Otfah Mohamed Abdullah was checking her luggage in when she saw one of the attackers pull out a hidden gun.

"He's shooting up, two times, and he's beginning to shoot people like that, like he was walking like a prophet," she told AFPTV.

"Everybody started running in different directions when the shooting started. I hid under the counter where I was standing and a couple of the ground staff did the same," South African university administrator Judy Favish told eNCA television in her home country.

Favish said she and other travellers were ushered to the basement before emerging about two hours later.

"We walked through the airport and saw debris and blood. It was just chaos. It was horrible."

Analyst Soner Cagaptay, director of the Turkish Research Programme at The Washington Institute, described it as a "symbolic attack against the heart of Turkey".

"If this Islamic State is indeed behind this attack, this would be a declaration of war. Turkey's vengeance will come down like rain from hell on the Islamic State."

The attack prompted the suspension of all flights at the airport, but operations were resuming on Wednesday with some delays.

There was chaos at the nearest hospital in Istanbul's Bakirkoy district, which was inundated with relatives desperate for news of loved ones.

Brussels airport, the scene of suicide bombings just months ago, tweeted condolences, saying: "Our thoughts are with the victims of the attacks at @istanbulairport.".

The US and French consulates warned people to stay away from the area.

Erdogan met his prime minister and military chief after news of the carnage broke.

"We urge the world, especially Western countries, to take a firm stand against terrorism," Erdogan said in a statement.

"Despite paying a heavy price, Turkey has the power, determination and capacity to continue the fight against terrorism until the end." Istanbul, a major tourist hub that is home to some 15 million people, has suffered a series of attacks in the past year, including a bombing in the heart of the tourist district that killed a dozen German visitors and was blamed on IS.

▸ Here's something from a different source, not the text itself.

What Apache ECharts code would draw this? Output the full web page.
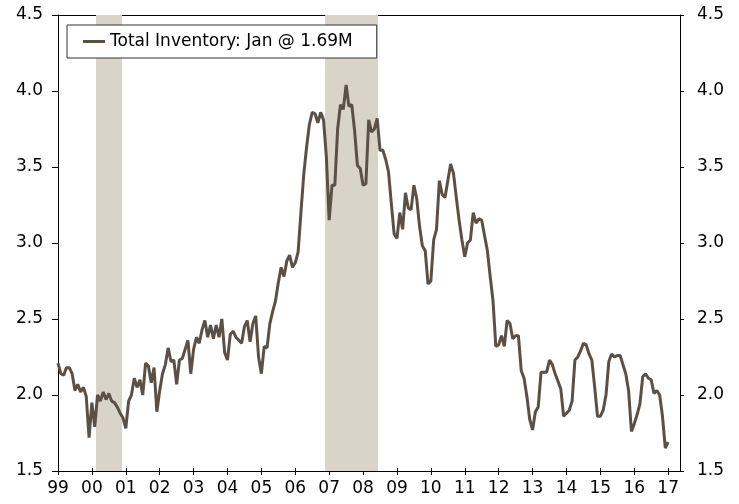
<!DOCTYPE html>
<html>
<head>
<meta charset="utf-8">
<script src="https://cdn.jsdelivr.net/npm/echarts@6/dist/echarts.min.js"></script>
<style>
html,body{margin:0;padding:0;background:#fff;}
#main{width:739px;height:504px;}
</style>
</head>
<body>
<div id="main"></div>
<script>
// monthly total inventory (millions), Jan 1999 .. Jan 2017
var y1999 = [2.21,2.14,2.13,2.18,2.18,2.14,2.03,2.07,2.02,2.05,1.99,1.72];
var y2000 = [1.95,1.79,2.00,1.96,2.02,1.97,2.01,1.96,1.95,1.92,1.88,1.85];
var y2001 = [1.78,1.96,2.00,2.11,2.05,2.10,2.00,2.21,2.19,2.08,2.18,1.89];
var y2002 = [2.03,2.14,2.20,2.31,2.22,2.23,2.07,2.23,2.24,2.30,2.36,2.14];
var y2003 = [2.30,2.38,2.34,2.43,2.49,2.38,2.46,2.37,2.46,2.38,2.50,2.28];
var y2004 = [2.23,2.40,2.42,2.38,2.36,2.34,2.45,2.49,2.35,2.47,2.52,2.25];
var y2005 = [2.14,2.32,2.31,2.47,2.55,2.62,2.74,2.84,2.78,2.88,2.92,2.84];
var y2006 = [2.87,2.94,3.20,3.45,3.63,3.78,3.86,3.85,3.79,3.86,3.81,3.57];
var y2007 = [3.15,3.38,3.38,3.75,3.91,3.88,4.04,3.90,3.91,3.74,3.51,3.49];
var y2008 = [3.38,3.39,3.81,3.73,3.75,3.82,3.61,3.61,3.55,3.47,3.26,3.06];
var y2009 = [3.03,3.20,3.09,3.33,3.23,3.22,3.38,3.29,3.11,2.98,2.95,2.73];
var y2010 = [2.75,3.02,3.09,3.41,3.32,3.30,3.41,3.52,3.46,3.30,3.15,3.02];
var y2011 = [2.91,3.00,3.02,3.20,3.13,3.16,3.15,3.05,2.95,2.78,2.62,2.32];
var y2012 = [2.33,2.39,2.32,2.49,2.47,2.37,2.39,2.39,2.16,2.11,1.99,1.84];
var y2013 = [1.77,1.89,1.92,2.15,2.15,2.15,2.23,2.20,2.14,2.09,2.04,1.86];
var y2014 = [1.88,1.90,1.96,2.23,2.25,2.29,2.34,2.33,2.27,2.23,2.05,1.86];
var y2015 = [1.86,1.90,2.00,2.22,2.27,2.25,2.26,2.26,2.20,2.14,2.03,1.76];
var y2016 = [1.81,1.87,1.94,2.12,2.14,2.11,2.10,2.01,2.03,2.00,1.86,1.65];
var y2017 = [1.69];

var startYear = 1999;
var yearTicks = [1999,2000,2001,2002,2003,2004,2005,2006,2007,2008,2009,2010,2011,2012,2013,2014,2015,2016,2017];
var shaded = [[2000.12,2000.89],[2006.88,2008.44]];
var seriesName = 'Total Inventory: Jan @ 1.69M';

var inventory = [].concat(y1999,y2000,y2001,y2002,y2003,y2004,y2005,y2006,y2007,y2008,
	y2009,y2010,y2011,y2012,y2013,y2014,y2015,y2016,y2017);
var points = [];
for(var i = 0;i < inventory.length;i ++){
	points.push([startYear + i/12, inventory[i]]);
}

var font = 'DejaVu Sans';
var fsize = 17;
var mychart = echarts.init(document.getElementById('main'));
mychart.setOption({
	animation:false,
	textStyle:{fontFamily:font},
	grid:{left:58,right:59,top:15,bottom:33},
	legend:{
		data:[seriesName],
		left:67,
		top:25,
		padding:[8,24,8,16],
		borderColor:'#333',
		borderWidth:1,
		backgroundColor:'#fff',
		icon:'rect',
		itemWidth:22,
		itemHeight:3,
		textStyle:{fontFamily:font,fontSize:fsize,color:'#000'}
	},
	xAxis:[
		{
			type:'value',
			min:1999,
			max:2017.35,
			interval:1,
			splitLine:{show:false},
			axisLine:{lineStyle:{color:'#000',width:1}},
			axisTick:{length:4,lineStyle:{color:'#000'},customValues:yearTicks},
			axisLabel:{
				margin:9,
				fontSize:fsize,
				color:'#000',
				fontFamily:font,
				customValues:yearTicks,
				formatter:function(v){
					var s = String(Math.round(v) % 100);
					return s.length < 2 ? '0' + s : s;
				}
			}
		},
		{
			type:'value',
			position:'top',
			min:1999,
			max:2017.35,
			splitLine:{show:false},
			axisLine:{show:true,lineStyle:{color:'#000',width:1}},
			axisTick:{show:false},
			axisLabel:{show:false}
		},
		{
			type:'value',
			position:'bottom',
			min:1999,
			max:2017.35,
			splitLine:{show:false},
			axisLine:{show:false},
			axisTick:{show:true,inside:true,length:3,lineStyle:{color:'#000'},customValues:yearTicks},
			axisLabel:{show:false}
		}
	],
	yAxis:[
		{
			type:'value',
			position:'left',
			min:1.5,
			max:4.5,
			interval:0.5,
			splitLine:{show:false},
			axisLine:{show:true,lineStyle:{color:'#000',width:1}},
			axisTick:{show:true,length:6,lineStyle:{color:'#000'}},
			axisLabel:{
				margin:15,
				fontSize:fsize,
				color:'#000',
				fontFamily:font,
				formatter:function(v){return v.toFixed(1);}
			}
		},
		{
			type:'value',
			position:'right',
			min:1.5,
			max:4.5,
			interval:0.5,
			splitLine:{show:false},
			axisLine:{show:true,lineStyle:{color:'#000',width:1}},
			axisTick:{show:true,length:4,lineStyle:{color:'#000'}},
			axisLabel:{
				margin:17,
				fontSize:fsize,
				color:'#000',
				fontFamily:font,
				formatter:function(v){return v.toFixed(1);}
			}
		}
	],
	series:[
		{
			name:seriesName,
			type:'line',
			xAxisIndex:0,
			yAxisIndex:0,
			data:points,
			showSymbol:false,
			symbol:'none',
			lineStyle:{color:'#5b5045',width:3},
			itemStyle:{color:'#5b5045'},
			markArea:{
				silent:true,
				itemStyle:{color:'#d8d4c8'},
				data:shaded.map(function(s){
					return [{xAxis:s[0]},{xAxis:s[1]}];
				})
			}
		}
	]
});
</script>
</body>
</html>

Two months later, three Israelis and an Iranian were killed in a bomb attack on the city's main Istiklal shopping street, also blamed on IS.

A blast on the tarmac at Istanbul's other international airport, Sabiha Gokcen, killed a cleaner in December.

Turkey has been hit by at least five attacks blamed on IS jihadists, including a blast in Ankara in October 2015 that left over 100 dead, the worst in the country's modern history.

The Kurdistan Freedom Falcons (TAK) - seen as a splinter group of the rebel Kurdistan Workers' Party (PKK) - also claimed a car bombing in Istanbul in June that killed 11, and warned foreign tourists they would not be safe in Turkey.

It said its action was to avenge a sustained offensive against the outlawed PKK in southeastern Turkey following the collapse of a ceasefire last year.

Hundreds of members of the Turkish security forces have since been killed in PKK attacks.

Meanwhile, a roadside bomb planted by Kurdish militants ripped apart a military armoured vehicle in southeast Turkey on Wednesday, killing two soldiers and wounding three others, security sources said.

Kurdistan Workers Party (PKK) militants detonated the explosives by remote control near a village in the Derik district of Mardin province at 3:10 pm (1210 GMT), the sources said, adding an operation was launched in the area to capture those responsible.

Turkey is facing multiple security threats. As well as the insurgency in the mainly Kurdish southeast, it is also fighting Islamic State in Syria as a member of the US-led coalition.

Earlier on Wednesday, the Turkish military said two soldiers were killed and another three wounded on Tuesday evening in two attacks by PKK fighters in the southeast's Diyarbakir province.

The militants launched one attack in the Lice area of Diyarbakir, wounding four soldiers, one of whom later died in hospital, the armed forces statement said.

It said another soldier was shot dead by PKK militants in Diyarbakir's Bismil district after he got out of a vehicle in front of his house.

More than 40,000 people have been killed in the conflict since the PKK, designated a terrorist group by Turkey and its Western allies, began its insurgency in 1984. Violence has surged since the collapse of a ceasefire last July.